• _What is asked_
All the data should be repeated exactly. Any image in it is left out.

• _Data lines_
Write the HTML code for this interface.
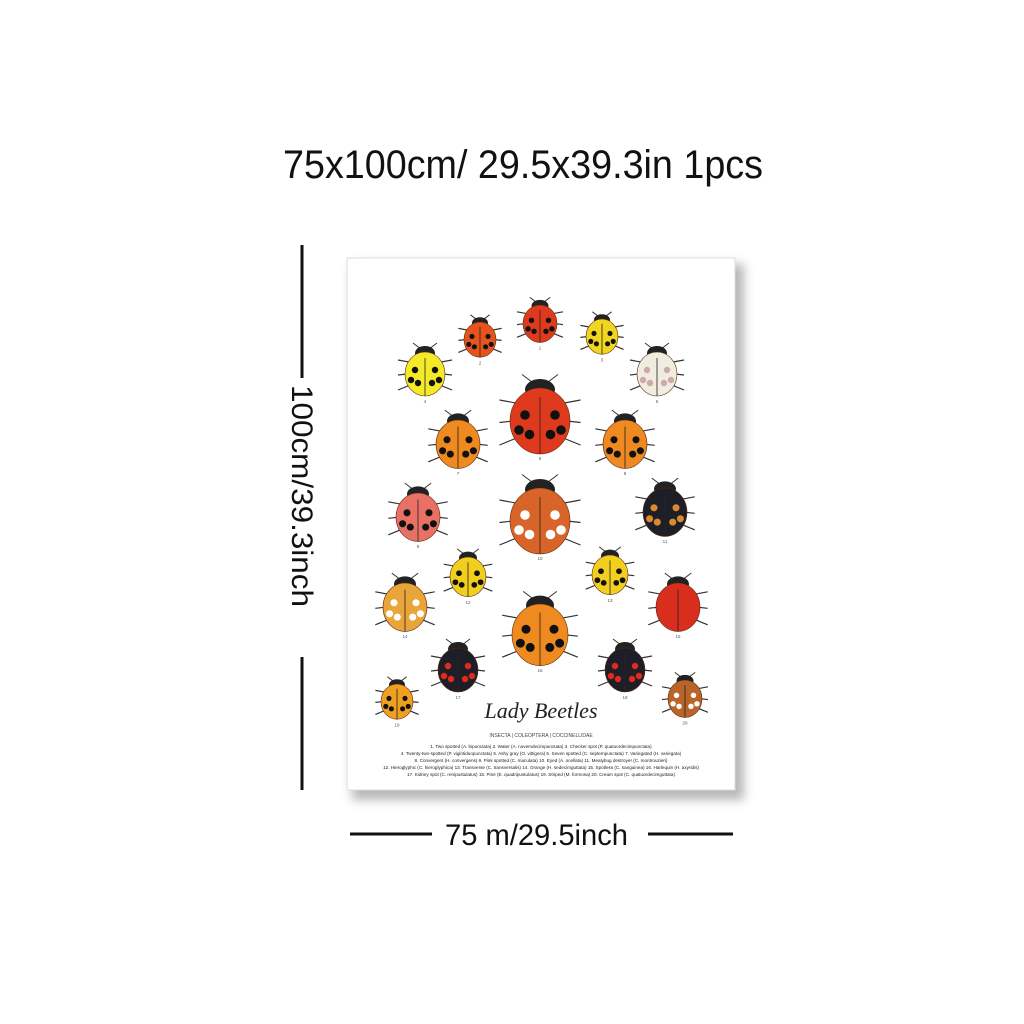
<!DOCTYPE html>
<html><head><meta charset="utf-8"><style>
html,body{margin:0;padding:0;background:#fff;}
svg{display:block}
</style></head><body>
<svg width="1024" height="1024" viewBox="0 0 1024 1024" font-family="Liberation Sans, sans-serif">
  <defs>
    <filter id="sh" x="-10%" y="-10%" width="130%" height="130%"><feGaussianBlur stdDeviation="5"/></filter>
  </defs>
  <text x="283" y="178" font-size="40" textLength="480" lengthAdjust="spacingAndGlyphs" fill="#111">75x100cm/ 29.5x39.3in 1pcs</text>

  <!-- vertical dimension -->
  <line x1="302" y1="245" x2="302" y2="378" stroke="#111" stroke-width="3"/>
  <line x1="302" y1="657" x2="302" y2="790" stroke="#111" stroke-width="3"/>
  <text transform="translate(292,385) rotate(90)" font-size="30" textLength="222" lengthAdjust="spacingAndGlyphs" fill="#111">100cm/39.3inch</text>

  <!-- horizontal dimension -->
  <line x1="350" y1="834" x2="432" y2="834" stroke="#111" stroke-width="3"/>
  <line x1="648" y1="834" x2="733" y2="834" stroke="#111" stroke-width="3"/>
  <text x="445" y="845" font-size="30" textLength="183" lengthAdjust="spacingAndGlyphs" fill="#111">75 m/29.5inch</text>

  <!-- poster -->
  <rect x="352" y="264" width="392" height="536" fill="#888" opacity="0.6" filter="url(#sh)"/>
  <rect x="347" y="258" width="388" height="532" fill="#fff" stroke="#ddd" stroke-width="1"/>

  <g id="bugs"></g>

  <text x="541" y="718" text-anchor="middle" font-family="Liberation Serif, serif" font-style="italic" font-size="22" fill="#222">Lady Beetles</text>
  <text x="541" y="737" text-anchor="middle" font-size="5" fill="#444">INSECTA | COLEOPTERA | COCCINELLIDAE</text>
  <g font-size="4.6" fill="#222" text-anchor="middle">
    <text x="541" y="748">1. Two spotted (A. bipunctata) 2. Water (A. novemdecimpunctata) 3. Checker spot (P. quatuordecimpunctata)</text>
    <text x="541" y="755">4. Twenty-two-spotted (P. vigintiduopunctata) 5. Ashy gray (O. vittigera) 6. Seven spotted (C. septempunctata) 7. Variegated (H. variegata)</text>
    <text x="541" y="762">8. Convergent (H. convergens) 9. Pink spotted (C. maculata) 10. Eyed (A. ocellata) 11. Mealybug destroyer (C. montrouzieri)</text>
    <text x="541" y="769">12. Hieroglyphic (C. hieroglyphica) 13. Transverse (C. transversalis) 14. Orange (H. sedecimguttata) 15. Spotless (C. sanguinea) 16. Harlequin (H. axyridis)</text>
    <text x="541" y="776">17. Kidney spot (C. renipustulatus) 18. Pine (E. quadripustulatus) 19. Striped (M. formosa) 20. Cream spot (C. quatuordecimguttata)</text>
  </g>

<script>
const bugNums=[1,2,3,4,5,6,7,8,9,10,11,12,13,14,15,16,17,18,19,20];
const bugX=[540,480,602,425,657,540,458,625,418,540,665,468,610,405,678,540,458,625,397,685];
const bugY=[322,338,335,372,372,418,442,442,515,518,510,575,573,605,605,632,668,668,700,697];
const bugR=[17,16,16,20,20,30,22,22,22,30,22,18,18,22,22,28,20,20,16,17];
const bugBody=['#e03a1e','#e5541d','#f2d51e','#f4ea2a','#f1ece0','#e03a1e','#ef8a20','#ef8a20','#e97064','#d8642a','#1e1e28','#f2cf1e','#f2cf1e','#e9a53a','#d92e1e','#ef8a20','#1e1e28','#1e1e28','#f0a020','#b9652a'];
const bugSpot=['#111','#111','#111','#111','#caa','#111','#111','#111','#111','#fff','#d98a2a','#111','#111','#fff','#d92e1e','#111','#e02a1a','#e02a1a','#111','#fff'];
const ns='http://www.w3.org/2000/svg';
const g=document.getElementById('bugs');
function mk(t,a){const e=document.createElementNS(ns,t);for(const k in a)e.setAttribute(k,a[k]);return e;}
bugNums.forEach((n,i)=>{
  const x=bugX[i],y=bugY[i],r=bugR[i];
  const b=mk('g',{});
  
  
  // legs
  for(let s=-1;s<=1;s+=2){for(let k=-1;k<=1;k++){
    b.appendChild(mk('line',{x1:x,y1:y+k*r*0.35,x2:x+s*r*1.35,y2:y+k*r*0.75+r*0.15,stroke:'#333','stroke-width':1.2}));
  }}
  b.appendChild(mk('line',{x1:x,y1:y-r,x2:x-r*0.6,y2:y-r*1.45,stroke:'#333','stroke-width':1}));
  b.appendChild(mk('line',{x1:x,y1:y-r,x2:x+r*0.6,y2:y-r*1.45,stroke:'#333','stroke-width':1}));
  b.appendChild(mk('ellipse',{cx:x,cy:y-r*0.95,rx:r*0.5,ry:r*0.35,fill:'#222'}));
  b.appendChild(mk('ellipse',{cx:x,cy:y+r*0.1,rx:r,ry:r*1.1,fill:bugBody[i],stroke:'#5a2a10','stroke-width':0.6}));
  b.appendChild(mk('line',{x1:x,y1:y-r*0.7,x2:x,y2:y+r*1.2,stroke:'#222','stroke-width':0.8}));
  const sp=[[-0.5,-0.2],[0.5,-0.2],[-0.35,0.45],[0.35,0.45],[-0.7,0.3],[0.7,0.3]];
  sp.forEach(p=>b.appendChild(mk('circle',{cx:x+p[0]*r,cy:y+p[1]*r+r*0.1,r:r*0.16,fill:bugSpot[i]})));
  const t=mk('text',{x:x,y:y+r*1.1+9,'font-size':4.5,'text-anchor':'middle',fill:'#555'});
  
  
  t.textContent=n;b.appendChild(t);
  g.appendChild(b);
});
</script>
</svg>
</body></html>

• _Solution_
Write the HTML code for this interface.
<!DOCTYPE html>
<html><head><meta charset="utf-8"><style>
html,body{margin:0;padding:0;background:#fff;}
svg{display:block}
</style></head><body>
<svg width="1024" height="1024" viewBox="0 0 1024 1024" font-family="Liberation Sans, sans-serif">
  <defs>
    <filter id="sh" x="-10%" y="-10%" width="130%" height="130%"><feGaussianBlur stdDeviation="5"/></filter>
  </defs>
  <text x="283" y="178" font-size="40" textLength="480" lengthAdjust="spacingAndGlyphs" fill="#111">75x100cm/ 29.5x39.3in 1pcs</text>

  <!-- vertical dimension -->
  <line x1="302" y1="245" x2="302" y2="378" stroke="#111" stroke-width="3"/>
  <line x1="302" y1="657" x2="302" y2="790" stroke="#111" stroke-width="3"/>
  <text transform="translate(292,385) rotate(90)" font-size="30" textLength="222" lengthAdjust="spacingAndGlyphs" fill="#111">100cm/39.3inch</text>

  <!-- horizontal dimension -->
  <line x1="350" y1="834" x2="432" y2="834" stroke="#111" stroke-width="3"/>
  <line x1="648" y1="834" x2="733" y2="834" stroke="#111" stroke-width="3"/>
  <text x="445" y="845" font-size="30" textLength="183" lengthAdjust="spacingAndGlyphs" fill="#111">75 m/29.5inch</text>

  <!-- poster -->
  <rect x="352" y="264" width="392" height="536" fill="#888" opacity="0.6" filter="url(#sh)"/>
  <rect x="347" y="258" width="388" height="532" fill="#fff" stroke="#ddd" stroke-width="1"/>

  <g id="bugs"></g>

  <text x="541" y="718" text-anchor="middle" font-family="Liberation Serif, serif" font-style="italic" font-size="22" fill="#222">Lady Beetles</text>
  <text x="541" y="737" text-anchor="middle" font-size="5" fill="#444">INSECTA | COLEOPTERA | COCCINELLIDAE</text>
  <g font-size="4.6" fill="#222" text-anchor="middle">
    <text x="541" y="748">1. Two spotted (A. bipunctata) 2. Water (A. novemdecimpunctata) 3. Checker spot (P. quatuordecimpunctata)</text>
    <text x="541" y="755">4. Twenty-two-spotted (P. vigintiduopunctata) 5. Ashy gray (O. vittigera) 6. Seven spotted (C. septempunctata) 7. Variegated (H. variegata)</text>
    <text x="541" y="762">8. Convergent (H. convergens) 9. Pink spotted (C. maculata) 10. Eyed (A. ocellata) 11. Mealybug destroyer (C. montrouzieri)</text>
    <text x="541" y="769">12. Hieroglyphic (C. hieroglyphica) 13. Transverse (C. transversalis) 14. Orange (H. sedecimguttata) 15. Spotless (C. sanguinea) 16. Harlequin (H. axyridis)</text>
    <text x="541" y="776">17. Kidney spot (C. renipustulatus) 18. Pine (E. quadripustulatus) 19. Striped (M. formosa) 20. Cream spot (C. quatuordecimguttata)</text>
  </g>

<script>
const bugNums=[1,2,3,4,5,6,7,8,9,10,11,12,13,14,15,16,17,18,19,20];
const bugX=[540,480,602,425,657,540,458,625,418,540,665,468,610,405,678,540,458,625,397,685];
const bugY=[322,338,335,372,372,418,442,442,515,518,510,575,573,605,605,632,668,668,700,697];
const bugR=[17,16,16,20,20,30,22,22,22,30,22,18,18,22,22,28,20,20,16,17];
const bugBody=['#e03a1e','#e5541d','#f2d51e','#f4ea2a','#f1ece0','#e03a1e','#ef8a20','#ef8a20','#e97064','#d8642a','#1e1e28','#f2cf1e','#f2cf1e','#e9a53a','#d92e1e','#ef8a20','#1e1e28','#1e1e28','#f0a020','#b9652a'];
const bugSpot=['#111','#111','#111','#111','#caa','#111','#111','#111','#111','#fff','#d98a2a','#111','#111','#fff','#d92e1e','#111','#e02a1a','#e02a1a','#111','#fff'];
const ns='http://www.w3.org/2000/svg';
const g=document.getElementById('bugs');
function mk(t,a){const e=document.createElementNS(ns,t);for(const k in a)e.setAttribute(k,a[k]);return e;}
bugNums.forEach((n,i)=>{
  const x=bugX[i],y=bugY[i],r=bugR[i];
  const b=mk('g',{});
  
  
  // legs
  for(let s=-1;s<=1;s+=2){for(let k=-1;k<=1;k++){
    b.appendChild(mk('line',{x1:x,y1:y+k*r*0.35,x2:x+s*r*1.35,y2:y+k*r*0.75+r*0.15,stroke:'#333','stroke-width':1.2}));
  }}
  b.appendChild(mk('line',{x1:x,y1:y-r,x2:x-r*0.6,y2:y-r*1.45,stroke:'#333','stroke-width':1}));
  b.appendChild(mk('line',{x1:x,y1:y-r,x2:x+r*0.6,y2:y-r*1.45,stroke:'#333','stroke-width':1}));
  b.appendChild(mk('ellipse',{cx:x,cy:y-r*0.95,rx:r*0.5,ry:r*0.35,fill:'#222'}));
  b.appendChild(mk('ellipse',{cx:x,cy:y+r*0.1,rx:r,ry:r*1.1,fill:bugBody[i],stroke:'#5a2a10','stroke-width':0.6}));
  b.appendChild(mk('line',{x1:x,y1:y-r*0.7,x2:x,y2:y+r*1.2,stroke:'#222','stroke-width':0.8}));
  const sp=[[-0.5,-0.2],[0.5,-0.2],[-0.35,0.45],[0.35,0.45],[-0.7,0.3],[0.7,0.3]];
  sp.forEach(p=>b.appendChild(mk('circle',{cx:x+p[0]*r,cy:y+p[1]*r+r*0.1,r:r*0.16,fill:bugSpot[i]})));
  const t=mk('text',{x:x,y:y+r*1.1+9,'font-size':4.5,'text-anchor':'middle',fill:'#555'});
  
  
  t.textContent=n;b.appendChild(t);
  g.appendChild(b);
});
</script>
</svg>
</body></html>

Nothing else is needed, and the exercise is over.